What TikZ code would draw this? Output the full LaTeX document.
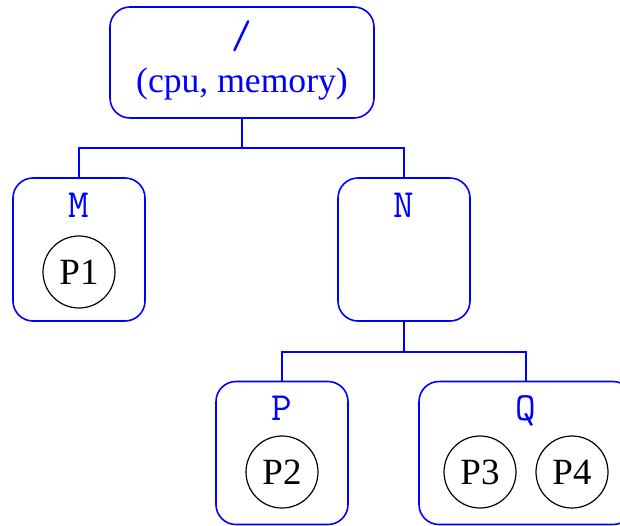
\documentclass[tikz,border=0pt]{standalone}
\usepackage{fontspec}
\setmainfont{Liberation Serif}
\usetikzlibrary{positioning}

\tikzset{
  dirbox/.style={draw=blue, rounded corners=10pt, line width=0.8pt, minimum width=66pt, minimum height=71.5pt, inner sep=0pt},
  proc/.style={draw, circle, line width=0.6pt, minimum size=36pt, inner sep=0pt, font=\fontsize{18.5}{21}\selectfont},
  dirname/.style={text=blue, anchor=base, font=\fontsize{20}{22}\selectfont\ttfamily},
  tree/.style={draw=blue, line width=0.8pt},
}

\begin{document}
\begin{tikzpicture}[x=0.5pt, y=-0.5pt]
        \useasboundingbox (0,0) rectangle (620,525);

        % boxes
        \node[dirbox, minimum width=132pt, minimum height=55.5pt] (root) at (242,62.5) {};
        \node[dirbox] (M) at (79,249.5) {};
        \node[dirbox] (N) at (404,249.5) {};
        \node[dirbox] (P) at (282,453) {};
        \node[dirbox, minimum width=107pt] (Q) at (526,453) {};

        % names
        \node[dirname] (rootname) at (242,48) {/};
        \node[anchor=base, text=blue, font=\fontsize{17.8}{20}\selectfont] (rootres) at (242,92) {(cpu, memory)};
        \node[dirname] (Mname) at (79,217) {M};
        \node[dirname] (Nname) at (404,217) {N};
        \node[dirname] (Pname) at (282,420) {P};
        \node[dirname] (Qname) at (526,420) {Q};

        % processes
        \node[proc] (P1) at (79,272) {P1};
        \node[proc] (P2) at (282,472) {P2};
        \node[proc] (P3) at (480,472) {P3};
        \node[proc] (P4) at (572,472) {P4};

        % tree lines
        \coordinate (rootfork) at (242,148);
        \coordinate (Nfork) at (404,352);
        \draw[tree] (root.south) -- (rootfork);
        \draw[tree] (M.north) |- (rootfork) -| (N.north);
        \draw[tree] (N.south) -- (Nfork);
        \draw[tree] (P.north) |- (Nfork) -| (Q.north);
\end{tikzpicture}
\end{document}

****

### [Set task]
Check every line of the data above for the string "draw", and copy those that have it.

### [Expected output]
What TikZ code would draw this? Output the full LaTeX document.
  dirbox/.style={draw=blue, rounded corners=10pt, line width=0.8pt, minimum width=66pt, minimum height=71.5pt, inner sep=0pt},
  proc/.style={draw, circle, line width=0.6pt, minimum size=36pt, inner sep=0pt, font=\fontsize{18.5}{21}\selectfont},
  tree/.style={draw=blue, line width=0.8pt},
        \draw[tree] (root.south) -- (rootfork);
        \draw[tree] (M.north) |- (rootfork) -| (N.north);
        \draw[tree] (N.south) -- (Nfork);
        \draw[tree] (P.north) |- (Nfork) -| (Q.north);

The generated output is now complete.